• [TASK DIRECTIONS]: Starting with the first line below, extract each line through the one that contains "from matplotlib.lines import Line2D", inclusive, excluding pictures.

• [DATA SEGMENT]:
:::::
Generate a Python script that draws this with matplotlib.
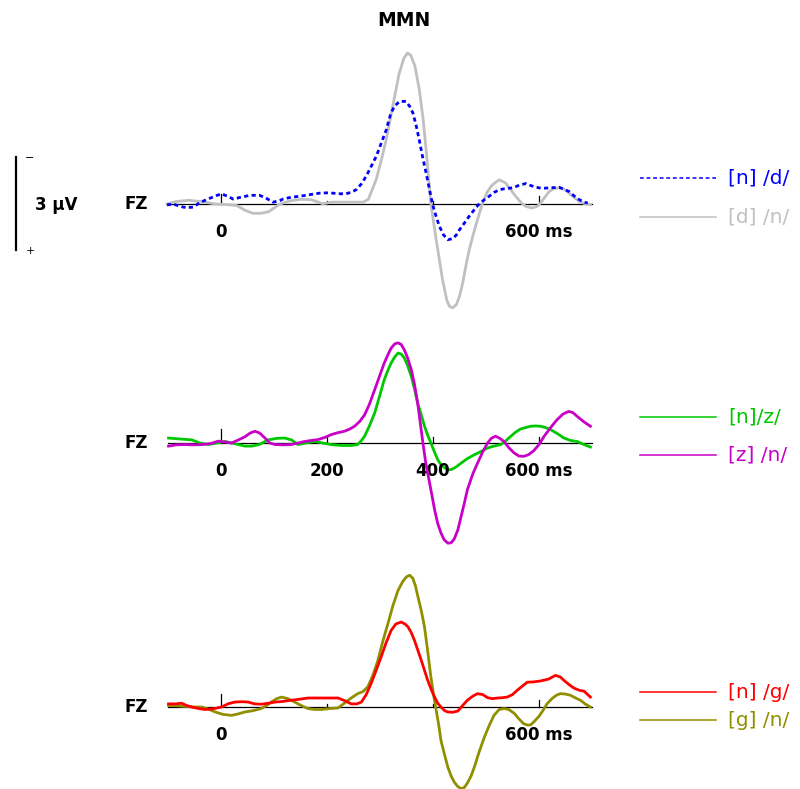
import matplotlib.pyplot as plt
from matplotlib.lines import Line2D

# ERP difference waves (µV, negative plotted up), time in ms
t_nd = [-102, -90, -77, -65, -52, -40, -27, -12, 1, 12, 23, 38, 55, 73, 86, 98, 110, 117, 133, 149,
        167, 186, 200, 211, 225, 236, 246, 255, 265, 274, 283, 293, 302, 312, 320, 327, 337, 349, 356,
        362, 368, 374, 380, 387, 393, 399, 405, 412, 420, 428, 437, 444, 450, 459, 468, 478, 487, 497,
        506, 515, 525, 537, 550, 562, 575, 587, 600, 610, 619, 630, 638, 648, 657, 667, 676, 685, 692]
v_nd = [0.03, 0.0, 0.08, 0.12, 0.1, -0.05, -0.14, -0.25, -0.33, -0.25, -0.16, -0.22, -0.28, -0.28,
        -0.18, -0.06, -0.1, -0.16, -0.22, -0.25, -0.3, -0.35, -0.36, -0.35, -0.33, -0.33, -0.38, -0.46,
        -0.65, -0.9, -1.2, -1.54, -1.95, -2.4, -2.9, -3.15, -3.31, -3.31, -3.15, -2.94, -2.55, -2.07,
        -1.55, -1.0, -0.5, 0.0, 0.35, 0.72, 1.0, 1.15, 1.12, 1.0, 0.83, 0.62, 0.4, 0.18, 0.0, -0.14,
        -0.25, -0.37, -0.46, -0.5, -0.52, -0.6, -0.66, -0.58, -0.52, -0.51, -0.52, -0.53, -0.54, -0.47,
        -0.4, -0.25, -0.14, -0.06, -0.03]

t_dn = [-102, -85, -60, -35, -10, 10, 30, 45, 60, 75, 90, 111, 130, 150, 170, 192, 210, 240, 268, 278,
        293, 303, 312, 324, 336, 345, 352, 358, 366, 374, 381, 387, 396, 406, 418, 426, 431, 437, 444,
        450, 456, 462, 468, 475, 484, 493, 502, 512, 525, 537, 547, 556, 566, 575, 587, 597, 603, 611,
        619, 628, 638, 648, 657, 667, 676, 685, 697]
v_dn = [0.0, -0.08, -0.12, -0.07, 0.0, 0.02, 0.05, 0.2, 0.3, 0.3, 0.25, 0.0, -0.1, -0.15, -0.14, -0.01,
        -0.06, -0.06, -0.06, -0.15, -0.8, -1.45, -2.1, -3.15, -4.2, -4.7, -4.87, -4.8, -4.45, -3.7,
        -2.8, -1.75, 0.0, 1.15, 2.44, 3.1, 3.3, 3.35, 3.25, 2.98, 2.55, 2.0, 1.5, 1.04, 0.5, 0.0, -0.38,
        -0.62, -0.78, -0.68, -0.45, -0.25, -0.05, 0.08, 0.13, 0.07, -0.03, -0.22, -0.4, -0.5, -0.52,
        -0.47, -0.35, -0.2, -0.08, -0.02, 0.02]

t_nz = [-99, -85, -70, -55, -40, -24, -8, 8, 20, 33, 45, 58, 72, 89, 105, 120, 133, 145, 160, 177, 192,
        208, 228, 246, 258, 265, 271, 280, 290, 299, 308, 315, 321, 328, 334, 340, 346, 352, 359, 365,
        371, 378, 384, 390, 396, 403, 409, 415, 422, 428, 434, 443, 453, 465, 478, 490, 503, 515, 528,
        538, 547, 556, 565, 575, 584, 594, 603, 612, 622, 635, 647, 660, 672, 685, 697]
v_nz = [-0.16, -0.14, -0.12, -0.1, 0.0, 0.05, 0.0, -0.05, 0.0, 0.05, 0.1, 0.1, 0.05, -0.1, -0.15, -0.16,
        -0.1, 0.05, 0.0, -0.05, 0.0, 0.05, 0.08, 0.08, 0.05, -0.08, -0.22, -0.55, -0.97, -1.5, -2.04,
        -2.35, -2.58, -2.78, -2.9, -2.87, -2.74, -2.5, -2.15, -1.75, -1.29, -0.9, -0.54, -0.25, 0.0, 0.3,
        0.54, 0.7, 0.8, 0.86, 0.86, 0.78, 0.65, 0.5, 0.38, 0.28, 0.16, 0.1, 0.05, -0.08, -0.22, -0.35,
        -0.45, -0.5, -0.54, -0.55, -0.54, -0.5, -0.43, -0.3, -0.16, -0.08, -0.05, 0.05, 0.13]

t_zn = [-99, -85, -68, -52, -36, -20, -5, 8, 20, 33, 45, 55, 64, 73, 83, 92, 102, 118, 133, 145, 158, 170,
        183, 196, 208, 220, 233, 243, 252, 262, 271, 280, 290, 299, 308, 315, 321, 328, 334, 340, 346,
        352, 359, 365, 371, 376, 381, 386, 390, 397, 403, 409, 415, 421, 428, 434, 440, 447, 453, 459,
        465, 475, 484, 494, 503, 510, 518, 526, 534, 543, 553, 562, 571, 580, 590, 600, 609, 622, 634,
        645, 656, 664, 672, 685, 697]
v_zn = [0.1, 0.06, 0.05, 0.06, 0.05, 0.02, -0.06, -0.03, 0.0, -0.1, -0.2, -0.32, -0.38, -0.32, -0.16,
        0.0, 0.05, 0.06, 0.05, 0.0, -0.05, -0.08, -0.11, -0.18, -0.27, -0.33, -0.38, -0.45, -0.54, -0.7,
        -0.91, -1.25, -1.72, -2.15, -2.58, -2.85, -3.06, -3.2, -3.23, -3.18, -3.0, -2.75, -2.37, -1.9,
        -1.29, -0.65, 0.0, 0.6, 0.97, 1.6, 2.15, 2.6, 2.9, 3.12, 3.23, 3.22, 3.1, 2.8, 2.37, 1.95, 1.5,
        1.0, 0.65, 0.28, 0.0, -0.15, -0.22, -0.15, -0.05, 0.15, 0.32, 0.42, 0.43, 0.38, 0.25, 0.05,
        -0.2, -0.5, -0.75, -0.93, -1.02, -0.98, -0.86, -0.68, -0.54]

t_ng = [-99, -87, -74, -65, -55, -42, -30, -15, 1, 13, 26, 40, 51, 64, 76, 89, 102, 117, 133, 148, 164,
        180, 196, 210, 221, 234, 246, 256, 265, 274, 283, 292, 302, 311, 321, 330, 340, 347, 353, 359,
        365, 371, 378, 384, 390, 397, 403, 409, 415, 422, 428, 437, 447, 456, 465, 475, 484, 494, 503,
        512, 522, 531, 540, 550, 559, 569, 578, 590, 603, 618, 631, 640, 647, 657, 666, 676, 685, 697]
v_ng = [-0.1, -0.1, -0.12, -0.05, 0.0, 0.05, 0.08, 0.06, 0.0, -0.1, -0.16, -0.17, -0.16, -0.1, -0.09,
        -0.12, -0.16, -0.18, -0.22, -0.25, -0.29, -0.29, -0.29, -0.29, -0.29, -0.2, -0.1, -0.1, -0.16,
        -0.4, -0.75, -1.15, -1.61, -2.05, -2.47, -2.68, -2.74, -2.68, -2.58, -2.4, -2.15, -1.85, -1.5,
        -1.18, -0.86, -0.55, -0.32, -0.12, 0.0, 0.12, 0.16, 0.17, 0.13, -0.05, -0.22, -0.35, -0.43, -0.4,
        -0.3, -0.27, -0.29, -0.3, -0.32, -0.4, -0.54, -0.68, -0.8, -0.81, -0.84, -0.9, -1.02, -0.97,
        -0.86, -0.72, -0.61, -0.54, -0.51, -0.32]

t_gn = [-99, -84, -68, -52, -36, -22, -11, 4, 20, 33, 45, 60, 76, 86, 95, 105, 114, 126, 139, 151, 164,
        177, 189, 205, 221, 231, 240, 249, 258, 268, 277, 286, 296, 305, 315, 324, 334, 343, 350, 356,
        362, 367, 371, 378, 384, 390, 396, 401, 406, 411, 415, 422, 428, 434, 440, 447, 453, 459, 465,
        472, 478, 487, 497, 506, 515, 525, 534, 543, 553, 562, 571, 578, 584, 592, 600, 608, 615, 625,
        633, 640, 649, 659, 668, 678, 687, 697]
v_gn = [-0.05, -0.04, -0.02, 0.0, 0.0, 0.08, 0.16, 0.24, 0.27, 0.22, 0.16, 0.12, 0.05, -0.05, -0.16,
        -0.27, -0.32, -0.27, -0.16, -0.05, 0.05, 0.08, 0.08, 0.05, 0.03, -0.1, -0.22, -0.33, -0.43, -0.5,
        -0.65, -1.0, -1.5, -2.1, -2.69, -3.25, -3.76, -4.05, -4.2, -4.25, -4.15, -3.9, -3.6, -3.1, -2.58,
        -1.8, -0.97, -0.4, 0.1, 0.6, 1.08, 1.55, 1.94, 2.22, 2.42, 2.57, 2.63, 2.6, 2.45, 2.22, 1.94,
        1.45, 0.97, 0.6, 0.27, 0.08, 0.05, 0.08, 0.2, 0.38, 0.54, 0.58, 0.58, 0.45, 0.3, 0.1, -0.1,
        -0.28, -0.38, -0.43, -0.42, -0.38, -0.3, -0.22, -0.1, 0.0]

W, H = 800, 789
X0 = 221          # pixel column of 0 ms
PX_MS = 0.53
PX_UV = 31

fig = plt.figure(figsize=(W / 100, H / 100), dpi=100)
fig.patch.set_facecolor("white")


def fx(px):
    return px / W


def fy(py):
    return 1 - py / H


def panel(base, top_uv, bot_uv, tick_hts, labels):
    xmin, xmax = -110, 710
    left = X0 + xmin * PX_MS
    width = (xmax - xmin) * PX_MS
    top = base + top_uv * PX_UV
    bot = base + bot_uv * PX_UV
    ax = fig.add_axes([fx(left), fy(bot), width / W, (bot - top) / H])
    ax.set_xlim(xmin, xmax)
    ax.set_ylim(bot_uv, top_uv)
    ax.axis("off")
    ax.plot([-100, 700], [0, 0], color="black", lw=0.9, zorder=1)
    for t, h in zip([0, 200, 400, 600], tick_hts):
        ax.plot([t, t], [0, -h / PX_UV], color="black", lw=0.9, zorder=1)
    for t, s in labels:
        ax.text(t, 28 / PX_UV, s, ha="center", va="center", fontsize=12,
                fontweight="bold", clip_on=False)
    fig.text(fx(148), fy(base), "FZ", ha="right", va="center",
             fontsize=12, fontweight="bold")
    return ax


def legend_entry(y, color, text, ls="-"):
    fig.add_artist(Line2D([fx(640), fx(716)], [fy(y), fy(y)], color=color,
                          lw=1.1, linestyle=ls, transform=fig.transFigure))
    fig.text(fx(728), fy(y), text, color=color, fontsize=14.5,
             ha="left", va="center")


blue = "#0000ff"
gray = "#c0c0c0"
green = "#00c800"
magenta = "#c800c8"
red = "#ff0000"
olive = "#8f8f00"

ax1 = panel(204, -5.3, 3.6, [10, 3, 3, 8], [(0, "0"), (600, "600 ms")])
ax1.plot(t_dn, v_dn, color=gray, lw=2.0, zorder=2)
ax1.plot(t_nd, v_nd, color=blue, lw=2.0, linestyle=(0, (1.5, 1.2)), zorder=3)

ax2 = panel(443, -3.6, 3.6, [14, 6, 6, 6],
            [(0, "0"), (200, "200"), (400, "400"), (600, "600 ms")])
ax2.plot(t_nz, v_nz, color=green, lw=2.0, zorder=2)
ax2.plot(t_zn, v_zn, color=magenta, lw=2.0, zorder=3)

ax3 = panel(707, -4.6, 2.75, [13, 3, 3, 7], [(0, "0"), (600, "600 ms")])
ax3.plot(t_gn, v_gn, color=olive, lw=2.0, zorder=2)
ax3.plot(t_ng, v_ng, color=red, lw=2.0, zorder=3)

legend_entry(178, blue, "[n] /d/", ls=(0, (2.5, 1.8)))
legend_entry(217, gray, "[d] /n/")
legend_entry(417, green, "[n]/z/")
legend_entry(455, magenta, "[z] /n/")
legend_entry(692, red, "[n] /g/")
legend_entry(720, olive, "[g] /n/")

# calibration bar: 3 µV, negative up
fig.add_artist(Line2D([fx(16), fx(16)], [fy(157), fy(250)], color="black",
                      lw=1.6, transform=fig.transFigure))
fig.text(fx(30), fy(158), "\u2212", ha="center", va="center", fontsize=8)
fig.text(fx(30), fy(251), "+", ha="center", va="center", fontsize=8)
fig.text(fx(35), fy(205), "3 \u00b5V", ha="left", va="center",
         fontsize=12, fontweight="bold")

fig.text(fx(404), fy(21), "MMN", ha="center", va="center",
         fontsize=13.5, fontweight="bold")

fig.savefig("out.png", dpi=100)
:::::
• [WORKED SOLUTION]:
Generate a Python script that draws this with matplotlib.
import matplotlib.pyplot as plt
from matplotlib.lines import Line2D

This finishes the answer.